21 de mayo de 2021
Pablo Blasberg
Hace años solía jugarse un partido de fútbol emblemático de nuestra cultura: solteros contra casados. Hoy sería imposible. Entre la diversidad de estados civiles –un separado no es lo mismo que un soltero– y la variedad de situaciones de género, no se podría hacer un solo partido, sino algo parecido a la Copa Libertadores. Pero lo que sí hoy se puede jugar, sería un partido entre contagiadores y cuidadores. Porque hay de los dos y aunque parezca mentira en variados países, incluso en los llamados del primer mundo.
Como las naciones más poderosas no largan las patentes, ni las vacunas, ni guita, ni nada, los países como el nuestro no solo tienen que negociar cada jeringa, sino que después hay que rogarle a las personas que ayuden y no contagien. Es de locos. Uno lo piensa y no lo puede creer.
Mientras hay gente que hace más de un año vive guardada debajo de la cama sin ver a nadie y cuya salida más larga ha sido para ir al baño, otros parecen vivir de joda permanente, hacen fiestas, van a Cancún que está al horno y en donde en el hotel el que te hace el check-in es un virus con gorrito, claro, cuando vuelven –incluso si hubo que pagar para repatriarlos– contagian hasta al loro.
El mundo está muy loco.
Estamos frente a un virus que no solamente muta cuando se le canta, siempre para peor, sino que provoca una enfermedad de la cual todos los días aprendemos algo nuevo: un nuevo síntoma, un nuevo deterioro, una novedosa complicación. Una enfermedad sobre la que cada día se sabe algo distinto, lo que nos lleva a la certeza de que estamos frente a una malaria de la cual no sabemos nada.
Por eso pensamos que lo mínimo es tomárselo en serio. Que esta pandemia nos jode mucho, por supuesto, pero estar vivo y sano es siempre un poco mejor que estar muerto o enfermo, poco o mucho hoy… y no sabemos mañana.
Sin embargo multitudes enteras se lo toman a la chacota. No pueden ir a la cancha, van al hotel donde concentran los jugadores; no pueden ir al boliche, arman uno en la casa.
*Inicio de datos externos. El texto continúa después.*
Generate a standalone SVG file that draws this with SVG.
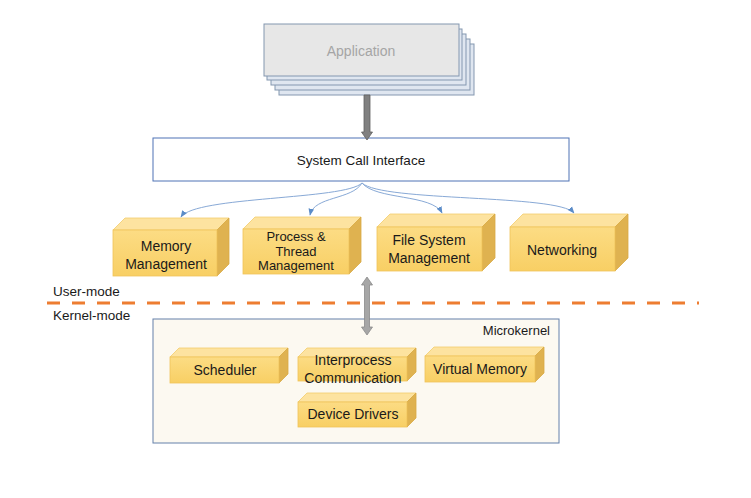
<svg xmlns="http://www.w3.org/2000/svg" width="751" height="498" viewBox="0 0 751 498">
<defs>
<style>
text{font-family:"Liberation Sans",Arial,sans-serif;fill:#1a1a1a;text-anchor:middle}
.front{fill:url(#gf);stroke:#f0c45a;stroke-width:0.8}
.top{fill:#fde3a0;stroke:#f3cd6c;stroke-width:0.8}
.side{fill:#dfb250;stroke:#d8a944;stroke-width:0.8}
.lbl{font-size:14px}
.sm{font-size:14px}
.curve{fill:none;stroke:#88a9d6;stroke-width:1}
.appl{fill:#dfe6f0;stroke:#8497b0;stroke-width:1}
</style>
<linearGradient id="gf" x1="0" y1="0" x2="0" y2="1">
<stop offset="0" stop-color="#fcdc84"/>
<stop offset="1" stop-color="#f8cf64"/>
</linearGradient>
<marker id="ah" viewBox="0 0 10 10" refX="9" refY="5" markerWidth="7" markerHeight="7" orient="auto-start-reverse" markerUnits="userSpaceOnUse">
<path d="M0,1 L10,5 L0,9 z" fill="#5b8cc8"/>
</marker>
</defs>
<rect width="751" height="498" fill="#ffffff"/>

<g id="application">
<rect class="appl" x="279" y="44" width="195" height="51"/>
<rect class="appl" x="275" y="39" width="195" height="51"/>
<rect class="appl" x="271" y="34" width="195" height="51"/>
<rect class="appl" x="267" y="29" width="195" height="51"/>
<rect x="264" y="24" width="195" height="52" fill="#e7e7e7" stroke="#8497b0" stroke-width="1"/>
<text x="361" y="56" style="font-size:14px;fill:#a5a5a5">Application</text>
</g>

<g id="sci">
<rect x="153" y="138" width="416" height="43" fill="#ffffff" stroke="#4f73b5" stroke-width="1"/>
<text x="361" y="165" style="font-size:13.5px">System Call Interface</text>
</g>

<g id="memory-management">
<polygon class="top" points="113,230 125,218 229,218 217,230"/>
<polygon class="side" points="217,230 229,218 229,264 217,276"/>
<rect class="front" x="113" y="230" width="104" height="46"/>
<text class="lbl" x="166" y="251">Memory</text>
<text class="lbl" x="166" y="269">Management</text>
</g>

<g id="process-thread">
<polygon class="top" points="243,229 255,217 361,217 349,229"/>
<polygon class="side" points="349,229 361,217 361,262 349,274"/>
<rect class="front" x="243" y="229" width="106" height="45"/>
<text x="296" y="241" style="font-size:13px">Process &amp;</text>
<text x="296" y="255.5" style="font-size:13px">Thread</text>
<text x="296" y="270" style="font-size:13px">Management</text>
</g>

<g id="file-system">
<polygon class="top" points="377,227 390,214 495,214 482,227"/>
<polygon class="side" points="482,227 495,214 495,258 482,271"/>
<rect class="front" x="377" y="227" width="105" height="44"/>
<text class="lbl" x="429" y="245">File System</text>
<text class="lbl" x="429" y="263">Management</text>
</g>

<g id="networking">
<polygon class="top" points="510,227 523,214 628,214 615,227"/>
<polygon class="side" points="615,227 628,214 628,258 615,271"/>
<rect class="front" x="510" y="227" width="105" height="44"/>
<text class="lbl" x="562" y="255">Networking</text>
</g>

<g id="mode-labels">
<text x="53" y="296" style="font-size:13.5px;text-anchor:start">User-mode</text>
<line x1="47" y1="303" x2="699" y2="303" stroke="#ed7d31" stroke-width="3" stroke-dasharray="13 12"/>
<text x="53" y="320" style="font-size:13.5px;text-anchor:start">Kernel-mode</text>
</g>

<g id="microkernel">
<rect x="153" y="319" width="406" height="124" fill="#fcf9f1" stroke="#6480aa" stroke-width="1"/>
<text x="550" y="335" style="font-size:13px;text-anchor:end">Microkernel</text>
</g>

<g id="scheduler">
<polygon class="top" points="170,357 179,348 288,348 279,357"/>
<polygon class="side" points="279,357 288,348 288,374 279,383"/>
<rect class="front" x="170" y="357" width="109" height="26"/>
<text class="sm" x="225" y="375">Scheduler</text>
</g>

<g id="ipc">
<polygon class="top" points="298,357 307,348 416,348 407,357"/>
<polygon class="side" points="407,357 416,348 416,372 407,381"/>
<rect class="front" x="298" y="357" width="109" height="24"/>
<text class="sm" x="353" y="365">Interprocess</text>
<text class="sm" x="353" y="383">Communication</text>
</g>

<g id="virtual-memory">
<polygon class="top" points="425,356 434,347 544,347 535,356"/>
<polygon class="side" points="535,356 544,347 544,373 535,382"/>
<rect class="front" x="425" y="356" width="110" height="26"/>
<text class="sm" x="480" y="374">Virtual Memory</text>
</g>

<g id="device-drivers">
<polygon class="top" points="298,402 307,393 416,393 407,402"/>
<polygon class="side" points="407,402 416,393 416,418 407,427"/>
<rect class="front" x="298" y="402" width="109" height="25"/>
<text class="sm" x="353" y="419">Device Drivers</text>
</g>

<g id="connectors">
<polygon points="364,95 370,95 370,132 372.5,132 367,140 361.5,132 364,132" fill="#808080" stroke="#5f5f5f" stroke-width="0.8"/>
<polygon points="367,277 372.5,285 369.5,285 369.5,327 372.5,327 367,335 361.5,327 364.5,327 364.5,285 361.5,285" fill="#a6a6a6" stroke="#8a8a8a" stroke-width="0.8"/>
<path class="curve" marker-end="url(#ah)" d="M362,183 C345,200 195,196 181,217"/>
<path class="curve" marker-end="url(#ah)" d="M362,183 C352,200 314,196 310,215"/>
<path class="curve" marker-end="url(#ah)" d="M362,183 C376,200 432,194 442,213"/>
<path class="curve" marker-end="url(#ah)" d="M362,183 C382,202 558,194 574,213"/>
</g>
</svg>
Y después cuando los vemos en un hospital con tubos hasta en el tujes, susurran: «Te juro que jamás pensé que a mí me podía pasar».
Yo creo que son los menos los que piensan que no les podía pasar, porque la mayoría ni eso piensan. No piensan nada. O piensan que todo es una trampa de los Estados para esclavizarlos. Y estos negacionistas, que suelen ser violentos, que promueven el método Bolsonaro, están aquí, en Europa, en los Estados Unidos, en todas partes. Con una realidad social planetaria como esta, cada vez más fascista, les juro que hacer planes para el futuro es más difícil que bailar el tango con dos zapatos izquierdos.